──────── Provided records ────────
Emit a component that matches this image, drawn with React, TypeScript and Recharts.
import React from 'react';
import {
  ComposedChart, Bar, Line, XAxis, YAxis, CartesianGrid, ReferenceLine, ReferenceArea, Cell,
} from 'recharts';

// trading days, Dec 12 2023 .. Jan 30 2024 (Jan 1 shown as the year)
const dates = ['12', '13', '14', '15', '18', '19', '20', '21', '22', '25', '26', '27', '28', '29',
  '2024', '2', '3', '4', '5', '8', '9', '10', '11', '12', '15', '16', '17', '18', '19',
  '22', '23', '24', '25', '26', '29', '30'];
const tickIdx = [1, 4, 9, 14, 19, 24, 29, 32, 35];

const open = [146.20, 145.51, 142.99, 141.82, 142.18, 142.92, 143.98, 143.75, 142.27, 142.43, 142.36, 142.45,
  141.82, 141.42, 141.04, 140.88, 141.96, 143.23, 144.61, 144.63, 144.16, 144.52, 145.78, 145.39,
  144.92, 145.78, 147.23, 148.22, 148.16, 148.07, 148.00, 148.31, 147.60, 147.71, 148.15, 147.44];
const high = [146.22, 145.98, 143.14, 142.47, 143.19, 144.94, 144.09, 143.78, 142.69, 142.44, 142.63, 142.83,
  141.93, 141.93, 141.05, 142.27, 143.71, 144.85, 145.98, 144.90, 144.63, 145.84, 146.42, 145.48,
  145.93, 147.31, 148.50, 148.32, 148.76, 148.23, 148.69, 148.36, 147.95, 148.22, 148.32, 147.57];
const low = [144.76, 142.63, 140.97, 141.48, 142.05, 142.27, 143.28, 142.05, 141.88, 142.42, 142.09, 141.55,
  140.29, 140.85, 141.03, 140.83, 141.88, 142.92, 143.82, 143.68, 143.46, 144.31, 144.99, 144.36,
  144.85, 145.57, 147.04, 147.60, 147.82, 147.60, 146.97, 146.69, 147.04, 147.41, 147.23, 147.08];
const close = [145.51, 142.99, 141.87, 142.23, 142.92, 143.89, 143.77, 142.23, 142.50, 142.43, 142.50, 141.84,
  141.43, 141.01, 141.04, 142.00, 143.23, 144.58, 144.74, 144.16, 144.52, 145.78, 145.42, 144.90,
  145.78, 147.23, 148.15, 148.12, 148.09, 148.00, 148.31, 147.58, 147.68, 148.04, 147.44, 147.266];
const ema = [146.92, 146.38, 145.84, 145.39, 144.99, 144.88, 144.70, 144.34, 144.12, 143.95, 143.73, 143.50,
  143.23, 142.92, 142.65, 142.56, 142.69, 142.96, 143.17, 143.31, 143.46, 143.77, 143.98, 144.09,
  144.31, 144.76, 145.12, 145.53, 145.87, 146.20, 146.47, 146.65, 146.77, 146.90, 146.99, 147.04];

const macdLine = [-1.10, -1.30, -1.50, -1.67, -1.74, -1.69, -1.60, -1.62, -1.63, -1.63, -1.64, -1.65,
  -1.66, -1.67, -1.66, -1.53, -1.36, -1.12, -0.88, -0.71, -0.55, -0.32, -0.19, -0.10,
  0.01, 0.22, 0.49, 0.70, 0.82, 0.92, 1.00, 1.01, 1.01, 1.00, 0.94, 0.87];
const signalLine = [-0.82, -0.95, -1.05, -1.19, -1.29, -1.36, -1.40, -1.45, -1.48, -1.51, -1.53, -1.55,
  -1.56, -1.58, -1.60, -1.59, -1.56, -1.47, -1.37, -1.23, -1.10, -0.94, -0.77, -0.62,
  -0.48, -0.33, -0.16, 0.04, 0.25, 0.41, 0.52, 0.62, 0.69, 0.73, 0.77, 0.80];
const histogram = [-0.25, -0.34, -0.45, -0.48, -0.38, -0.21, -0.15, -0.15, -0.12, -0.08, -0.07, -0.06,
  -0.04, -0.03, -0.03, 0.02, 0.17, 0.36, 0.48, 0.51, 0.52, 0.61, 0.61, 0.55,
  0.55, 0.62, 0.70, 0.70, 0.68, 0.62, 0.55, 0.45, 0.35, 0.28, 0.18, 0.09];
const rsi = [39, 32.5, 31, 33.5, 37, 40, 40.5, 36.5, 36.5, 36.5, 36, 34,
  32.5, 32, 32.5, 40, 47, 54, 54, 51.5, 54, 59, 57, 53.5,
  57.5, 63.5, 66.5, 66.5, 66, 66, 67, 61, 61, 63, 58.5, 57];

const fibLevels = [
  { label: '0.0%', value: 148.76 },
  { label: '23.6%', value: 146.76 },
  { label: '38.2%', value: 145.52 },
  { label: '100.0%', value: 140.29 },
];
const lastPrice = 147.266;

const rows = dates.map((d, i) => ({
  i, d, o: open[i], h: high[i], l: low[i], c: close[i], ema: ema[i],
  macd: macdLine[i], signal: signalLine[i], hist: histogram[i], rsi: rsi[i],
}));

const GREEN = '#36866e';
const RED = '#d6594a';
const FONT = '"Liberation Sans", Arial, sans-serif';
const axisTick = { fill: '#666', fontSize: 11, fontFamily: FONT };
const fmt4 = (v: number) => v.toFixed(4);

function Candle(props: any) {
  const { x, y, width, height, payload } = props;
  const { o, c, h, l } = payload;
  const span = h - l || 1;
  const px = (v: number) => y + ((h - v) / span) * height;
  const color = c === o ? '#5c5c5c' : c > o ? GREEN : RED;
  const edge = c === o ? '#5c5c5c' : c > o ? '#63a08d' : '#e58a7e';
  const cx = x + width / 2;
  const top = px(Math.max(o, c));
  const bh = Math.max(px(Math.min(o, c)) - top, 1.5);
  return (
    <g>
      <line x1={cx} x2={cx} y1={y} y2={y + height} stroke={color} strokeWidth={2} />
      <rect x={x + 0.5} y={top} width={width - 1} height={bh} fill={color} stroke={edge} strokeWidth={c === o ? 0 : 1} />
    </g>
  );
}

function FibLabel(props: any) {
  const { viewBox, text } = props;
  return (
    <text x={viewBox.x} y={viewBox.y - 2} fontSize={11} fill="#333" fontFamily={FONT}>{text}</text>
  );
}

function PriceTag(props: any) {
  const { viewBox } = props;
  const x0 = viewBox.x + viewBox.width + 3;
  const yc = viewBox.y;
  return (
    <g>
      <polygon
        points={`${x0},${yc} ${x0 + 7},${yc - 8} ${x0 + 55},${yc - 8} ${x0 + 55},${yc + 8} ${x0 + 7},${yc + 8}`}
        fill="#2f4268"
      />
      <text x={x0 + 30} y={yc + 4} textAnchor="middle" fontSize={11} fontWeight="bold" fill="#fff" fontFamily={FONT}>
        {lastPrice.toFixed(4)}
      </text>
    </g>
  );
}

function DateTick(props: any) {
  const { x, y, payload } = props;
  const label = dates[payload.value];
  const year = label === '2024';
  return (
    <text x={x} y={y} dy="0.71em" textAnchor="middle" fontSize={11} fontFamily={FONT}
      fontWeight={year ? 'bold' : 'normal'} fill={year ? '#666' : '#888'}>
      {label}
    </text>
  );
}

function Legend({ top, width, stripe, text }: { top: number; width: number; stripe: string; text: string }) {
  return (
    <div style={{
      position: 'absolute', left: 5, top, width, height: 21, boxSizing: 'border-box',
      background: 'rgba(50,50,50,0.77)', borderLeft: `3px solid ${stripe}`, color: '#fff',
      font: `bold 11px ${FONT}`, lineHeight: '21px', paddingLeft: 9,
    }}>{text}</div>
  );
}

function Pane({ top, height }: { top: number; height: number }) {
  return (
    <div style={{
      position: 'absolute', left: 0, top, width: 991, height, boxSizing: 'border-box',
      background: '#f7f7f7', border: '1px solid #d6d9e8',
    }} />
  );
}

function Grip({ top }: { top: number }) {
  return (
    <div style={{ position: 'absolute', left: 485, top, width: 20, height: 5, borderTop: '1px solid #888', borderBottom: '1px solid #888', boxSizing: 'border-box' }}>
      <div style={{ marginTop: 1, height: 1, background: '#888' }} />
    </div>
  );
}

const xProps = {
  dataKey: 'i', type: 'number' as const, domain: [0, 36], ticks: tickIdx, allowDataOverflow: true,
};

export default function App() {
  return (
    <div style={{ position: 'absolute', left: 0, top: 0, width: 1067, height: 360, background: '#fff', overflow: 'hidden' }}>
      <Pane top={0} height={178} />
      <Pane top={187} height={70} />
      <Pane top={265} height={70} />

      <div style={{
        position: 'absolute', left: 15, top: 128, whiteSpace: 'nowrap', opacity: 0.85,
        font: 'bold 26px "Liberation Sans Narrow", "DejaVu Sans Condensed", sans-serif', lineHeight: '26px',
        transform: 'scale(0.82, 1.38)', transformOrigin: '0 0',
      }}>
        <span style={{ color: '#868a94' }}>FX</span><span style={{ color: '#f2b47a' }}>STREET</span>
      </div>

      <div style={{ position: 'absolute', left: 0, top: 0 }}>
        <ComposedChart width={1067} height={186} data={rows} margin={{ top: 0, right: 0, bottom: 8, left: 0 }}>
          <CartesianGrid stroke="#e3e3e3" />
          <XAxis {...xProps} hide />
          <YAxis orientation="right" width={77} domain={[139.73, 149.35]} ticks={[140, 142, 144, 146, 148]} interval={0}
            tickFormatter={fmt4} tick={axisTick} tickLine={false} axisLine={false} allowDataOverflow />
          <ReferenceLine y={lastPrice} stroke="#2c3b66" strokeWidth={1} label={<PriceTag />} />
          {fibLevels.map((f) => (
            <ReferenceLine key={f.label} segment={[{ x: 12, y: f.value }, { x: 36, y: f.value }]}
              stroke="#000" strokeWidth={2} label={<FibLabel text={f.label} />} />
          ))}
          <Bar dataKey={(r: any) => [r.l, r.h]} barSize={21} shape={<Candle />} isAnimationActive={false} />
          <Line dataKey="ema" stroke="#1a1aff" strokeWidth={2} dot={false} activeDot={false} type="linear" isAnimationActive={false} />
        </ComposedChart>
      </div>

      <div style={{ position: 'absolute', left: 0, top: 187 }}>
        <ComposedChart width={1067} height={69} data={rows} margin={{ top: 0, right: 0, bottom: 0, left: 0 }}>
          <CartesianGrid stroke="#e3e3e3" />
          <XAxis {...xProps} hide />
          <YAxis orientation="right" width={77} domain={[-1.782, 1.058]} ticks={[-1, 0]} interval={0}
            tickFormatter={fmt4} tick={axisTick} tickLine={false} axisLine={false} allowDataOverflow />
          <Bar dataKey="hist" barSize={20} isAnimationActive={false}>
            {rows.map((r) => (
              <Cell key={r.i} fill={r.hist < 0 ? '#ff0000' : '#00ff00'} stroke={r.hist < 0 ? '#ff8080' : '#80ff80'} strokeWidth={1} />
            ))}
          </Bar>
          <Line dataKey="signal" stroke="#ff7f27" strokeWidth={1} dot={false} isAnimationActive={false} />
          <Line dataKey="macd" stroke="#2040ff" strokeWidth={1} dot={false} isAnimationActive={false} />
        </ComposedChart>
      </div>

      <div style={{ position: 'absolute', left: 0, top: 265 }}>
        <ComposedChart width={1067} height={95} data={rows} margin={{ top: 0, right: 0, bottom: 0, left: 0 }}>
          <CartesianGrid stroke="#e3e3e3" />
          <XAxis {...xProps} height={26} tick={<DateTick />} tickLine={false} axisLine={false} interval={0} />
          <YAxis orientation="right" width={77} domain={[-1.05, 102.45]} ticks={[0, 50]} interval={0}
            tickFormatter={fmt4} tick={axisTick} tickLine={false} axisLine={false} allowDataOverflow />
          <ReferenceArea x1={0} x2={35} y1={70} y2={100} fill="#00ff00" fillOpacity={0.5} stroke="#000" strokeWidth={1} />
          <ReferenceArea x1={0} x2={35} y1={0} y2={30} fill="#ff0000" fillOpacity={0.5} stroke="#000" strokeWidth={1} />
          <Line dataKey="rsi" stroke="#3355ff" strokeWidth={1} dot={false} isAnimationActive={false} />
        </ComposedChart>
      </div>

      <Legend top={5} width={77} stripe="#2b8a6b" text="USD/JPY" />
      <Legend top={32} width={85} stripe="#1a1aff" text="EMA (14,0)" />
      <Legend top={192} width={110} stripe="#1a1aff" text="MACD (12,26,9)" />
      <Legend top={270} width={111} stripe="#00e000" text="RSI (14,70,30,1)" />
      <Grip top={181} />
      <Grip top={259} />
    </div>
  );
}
────────
──────── Provided records ────────
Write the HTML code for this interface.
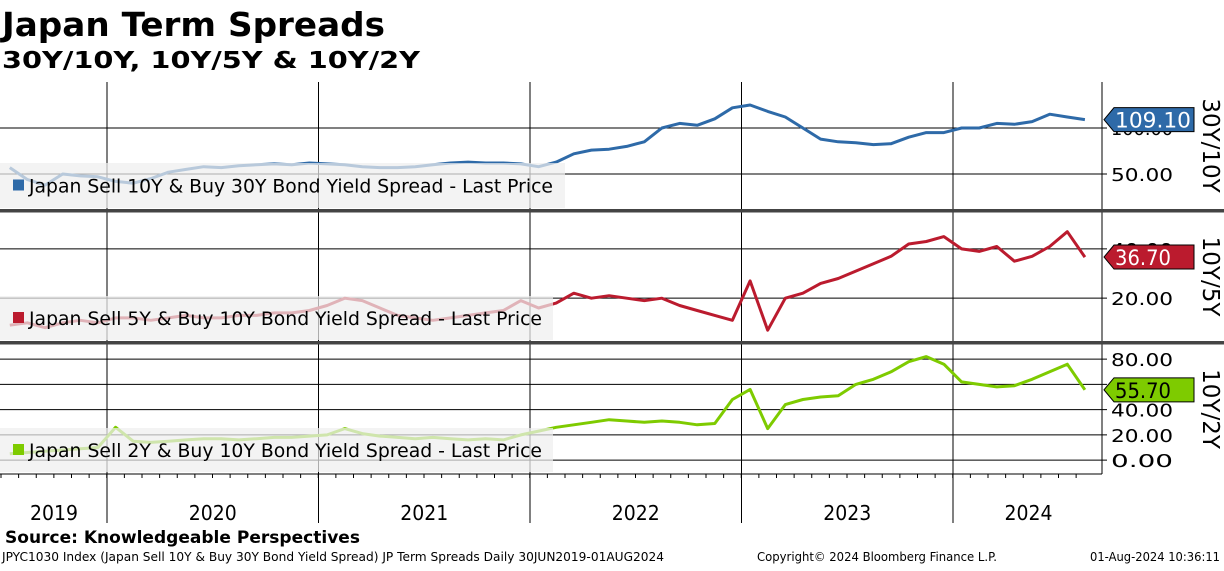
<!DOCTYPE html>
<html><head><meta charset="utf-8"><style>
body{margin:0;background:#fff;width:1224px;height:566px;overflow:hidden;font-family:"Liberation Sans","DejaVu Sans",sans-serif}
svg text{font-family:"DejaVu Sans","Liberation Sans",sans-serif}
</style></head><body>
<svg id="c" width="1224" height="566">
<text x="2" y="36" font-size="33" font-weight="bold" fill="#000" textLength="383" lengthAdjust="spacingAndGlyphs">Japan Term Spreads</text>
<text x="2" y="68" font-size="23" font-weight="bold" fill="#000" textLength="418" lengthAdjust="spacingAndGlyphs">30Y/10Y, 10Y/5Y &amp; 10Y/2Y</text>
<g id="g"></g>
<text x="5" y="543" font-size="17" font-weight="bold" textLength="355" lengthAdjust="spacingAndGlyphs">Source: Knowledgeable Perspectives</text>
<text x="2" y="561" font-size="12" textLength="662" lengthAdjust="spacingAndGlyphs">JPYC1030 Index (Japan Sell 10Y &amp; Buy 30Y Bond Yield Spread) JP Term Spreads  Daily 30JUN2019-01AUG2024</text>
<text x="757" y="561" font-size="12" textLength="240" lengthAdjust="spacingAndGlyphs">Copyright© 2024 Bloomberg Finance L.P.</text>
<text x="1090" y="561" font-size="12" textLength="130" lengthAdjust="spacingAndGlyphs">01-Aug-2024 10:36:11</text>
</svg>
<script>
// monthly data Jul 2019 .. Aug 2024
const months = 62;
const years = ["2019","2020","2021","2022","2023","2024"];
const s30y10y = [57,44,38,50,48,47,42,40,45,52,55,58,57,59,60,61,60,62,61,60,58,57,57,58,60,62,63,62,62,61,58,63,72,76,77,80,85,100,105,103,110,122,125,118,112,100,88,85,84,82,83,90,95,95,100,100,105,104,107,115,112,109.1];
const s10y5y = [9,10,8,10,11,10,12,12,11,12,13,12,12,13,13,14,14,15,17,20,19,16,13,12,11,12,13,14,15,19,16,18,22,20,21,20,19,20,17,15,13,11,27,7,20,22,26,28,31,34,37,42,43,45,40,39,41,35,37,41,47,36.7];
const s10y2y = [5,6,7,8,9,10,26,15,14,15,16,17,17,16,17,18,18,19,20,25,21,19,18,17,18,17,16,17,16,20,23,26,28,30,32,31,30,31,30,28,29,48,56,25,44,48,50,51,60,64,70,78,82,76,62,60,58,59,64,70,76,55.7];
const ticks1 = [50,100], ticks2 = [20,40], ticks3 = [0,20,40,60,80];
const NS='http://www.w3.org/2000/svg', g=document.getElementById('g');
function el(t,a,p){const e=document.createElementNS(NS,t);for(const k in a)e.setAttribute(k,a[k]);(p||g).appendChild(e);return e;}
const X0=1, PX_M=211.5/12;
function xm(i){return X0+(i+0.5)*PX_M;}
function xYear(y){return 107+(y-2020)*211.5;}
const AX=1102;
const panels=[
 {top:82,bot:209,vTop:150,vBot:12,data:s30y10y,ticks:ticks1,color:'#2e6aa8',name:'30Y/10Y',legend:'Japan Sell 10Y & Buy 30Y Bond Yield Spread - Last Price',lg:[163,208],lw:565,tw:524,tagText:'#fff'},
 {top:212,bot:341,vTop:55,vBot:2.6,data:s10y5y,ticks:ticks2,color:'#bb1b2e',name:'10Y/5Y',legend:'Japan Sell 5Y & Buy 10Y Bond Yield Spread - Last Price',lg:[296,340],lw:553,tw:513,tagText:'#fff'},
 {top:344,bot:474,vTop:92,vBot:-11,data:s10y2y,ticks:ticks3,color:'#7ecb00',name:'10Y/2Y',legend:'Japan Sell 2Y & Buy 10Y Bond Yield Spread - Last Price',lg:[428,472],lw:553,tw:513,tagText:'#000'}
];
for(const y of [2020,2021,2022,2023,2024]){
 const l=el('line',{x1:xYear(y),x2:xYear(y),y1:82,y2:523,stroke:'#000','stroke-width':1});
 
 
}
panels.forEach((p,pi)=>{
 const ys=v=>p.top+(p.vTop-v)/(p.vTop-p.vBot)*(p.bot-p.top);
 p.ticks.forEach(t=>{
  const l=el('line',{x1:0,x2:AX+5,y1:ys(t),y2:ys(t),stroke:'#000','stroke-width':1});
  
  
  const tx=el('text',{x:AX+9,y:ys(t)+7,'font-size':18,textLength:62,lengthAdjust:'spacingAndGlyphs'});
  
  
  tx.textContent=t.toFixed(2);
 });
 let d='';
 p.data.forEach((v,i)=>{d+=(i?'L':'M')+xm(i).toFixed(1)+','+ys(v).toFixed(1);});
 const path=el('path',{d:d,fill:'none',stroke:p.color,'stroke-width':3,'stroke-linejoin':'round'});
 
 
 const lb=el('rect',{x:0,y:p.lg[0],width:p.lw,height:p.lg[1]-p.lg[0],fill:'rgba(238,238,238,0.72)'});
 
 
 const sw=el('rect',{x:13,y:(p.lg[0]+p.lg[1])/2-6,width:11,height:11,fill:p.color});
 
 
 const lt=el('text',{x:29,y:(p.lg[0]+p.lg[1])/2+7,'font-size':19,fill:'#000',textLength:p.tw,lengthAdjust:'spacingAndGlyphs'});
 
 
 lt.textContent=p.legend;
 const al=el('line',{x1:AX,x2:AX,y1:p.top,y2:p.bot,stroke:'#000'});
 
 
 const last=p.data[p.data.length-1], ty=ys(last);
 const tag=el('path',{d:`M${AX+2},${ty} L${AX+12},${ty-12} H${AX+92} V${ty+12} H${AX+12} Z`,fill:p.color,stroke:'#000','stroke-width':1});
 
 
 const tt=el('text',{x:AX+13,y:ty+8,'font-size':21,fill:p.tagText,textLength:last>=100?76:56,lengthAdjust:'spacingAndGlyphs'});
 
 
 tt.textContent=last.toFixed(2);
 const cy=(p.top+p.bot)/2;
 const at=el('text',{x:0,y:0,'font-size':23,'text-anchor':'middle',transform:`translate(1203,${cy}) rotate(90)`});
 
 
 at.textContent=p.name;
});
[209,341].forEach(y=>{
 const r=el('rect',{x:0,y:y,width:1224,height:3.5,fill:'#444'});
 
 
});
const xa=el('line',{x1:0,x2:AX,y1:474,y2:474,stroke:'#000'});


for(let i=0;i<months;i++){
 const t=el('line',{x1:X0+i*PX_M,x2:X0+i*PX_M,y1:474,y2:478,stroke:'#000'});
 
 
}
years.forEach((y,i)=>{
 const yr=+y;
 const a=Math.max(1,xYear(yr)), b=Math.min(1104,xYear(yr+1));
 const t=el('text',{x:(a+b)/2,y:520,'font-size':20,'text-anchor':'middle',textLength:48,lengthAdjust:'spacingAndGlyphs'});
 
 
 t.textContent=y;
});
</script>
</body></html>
────────
──────── Provided records ────────
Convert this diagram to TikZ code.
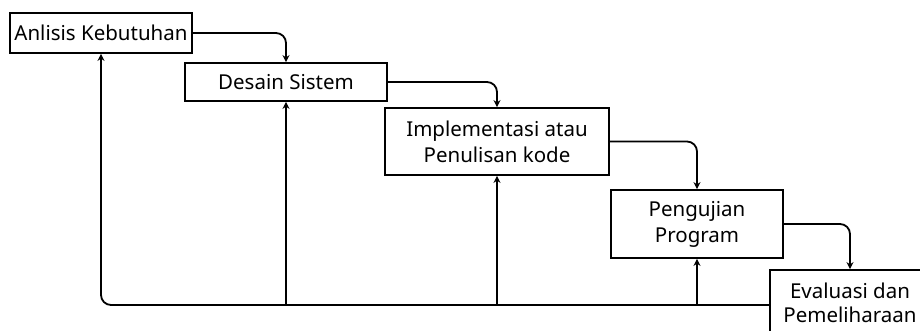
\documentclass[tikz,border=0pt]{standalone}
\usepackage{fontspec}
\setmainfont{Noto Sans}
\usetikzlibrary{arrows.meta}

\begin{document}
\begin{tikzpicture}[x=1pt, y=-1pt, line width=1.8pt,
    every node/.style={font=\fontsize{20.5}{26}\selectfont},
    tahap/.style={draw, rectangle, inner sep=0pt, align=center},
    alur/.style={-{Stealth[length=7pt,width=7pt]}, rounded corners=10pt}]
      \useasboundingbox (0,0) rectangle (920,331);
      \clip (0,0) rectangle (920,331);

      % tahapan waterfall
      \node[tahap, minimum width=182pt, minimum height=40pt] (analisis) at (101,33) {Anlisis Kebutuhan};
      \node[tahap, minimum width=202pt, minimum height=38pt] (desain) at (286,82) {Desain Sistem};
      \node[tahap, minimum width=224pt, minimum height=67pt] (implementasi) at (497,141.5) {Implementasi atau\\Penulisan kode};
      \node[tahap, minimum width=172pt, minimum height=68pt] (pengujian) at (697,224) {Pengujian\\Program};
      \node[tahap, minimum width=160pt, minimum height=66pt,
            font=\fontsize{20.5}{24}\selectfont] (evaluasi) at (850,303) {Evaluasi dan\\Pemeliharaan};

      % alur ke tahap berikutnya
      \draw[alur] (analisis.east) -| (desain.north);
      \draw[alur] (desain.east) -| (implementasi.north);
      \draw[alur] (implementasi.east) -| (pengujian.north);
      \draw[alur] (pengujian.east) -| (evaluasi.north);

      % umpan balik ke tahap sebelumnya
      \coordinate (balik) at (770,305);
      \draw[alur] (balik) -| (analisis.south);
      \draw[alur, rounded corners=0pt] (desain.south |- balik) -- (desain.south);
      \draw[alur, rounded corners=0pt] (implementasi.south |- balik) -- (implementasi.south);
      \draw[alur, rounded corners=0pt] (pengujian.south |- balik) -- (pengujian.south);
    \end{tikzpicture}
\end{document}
────────
▶ What is required
Using the listing above, repeat word for word each line from the one with "Convert this diagram to TikZ code." down to the one with "(pengujian.east) -| (evaluasi.north);", both included. Omit all pictures.

▶ The reply
Convert this diagram to TikZ code.
\documentclass[tikz,border=0pt]{standalone}
\usepackage{fontspec}
\setmainfont{Noto Sans}
\usetikzlibrary{arrows.meta}

\begin{document}
\begin{tikzpicture}[x=1pt, y=-1pt, line width=1.8pt,
    every node/.style={font=\fontsize{20.5}{26}\selectfont},
    tahap/.style={draw, rectangle, inner sep=0pt, align=center},
    alur/.style={-{Stealth[length=7pt,width=7pt]}, rounded corners=10pt}]
      \useasboundingbox (0,0) rectangle (920,331);
      \clip (0,0) rectangle (920,331);

      % tahapan waterfall
      \node[tahap, minimum width=182pt, minimum height=40pt] (analisis) at (101,33) {Anlisis Kebutuhan};
      \node[tahap, minimum width=202pt, minimum height=38pt] (desain) at (286,82) {Desain Sistem};
      \node[tahap, minimum width=224pt, minimum height=67pt] (implementasi) at (497,141.5) {Implementasi atau\\Penulisan kode};
      \node[tahap, minimum width=172pt, minimum height=68pt] (pengujian) at (697,224) {Pengujian\\Program};
      \node[tahap, minimum width=160pt, minimum height=66pt,
            font=\fontsize{20.5}{24}\selectfont] (evaluasi) at (850,303) {Evaluasi dan\\Pemeliharaan};

      % alur ke tahap berikutnya
      \draw[alur] (analisis.east) -| (desain.north);
      \draw[alur] (desain.east) -| (implementasi.north);
      \draw[alur] (implementasi.east) -| (pengujian.north);
      \draw[alur] (pengujian.east) -| (evaluasi.north);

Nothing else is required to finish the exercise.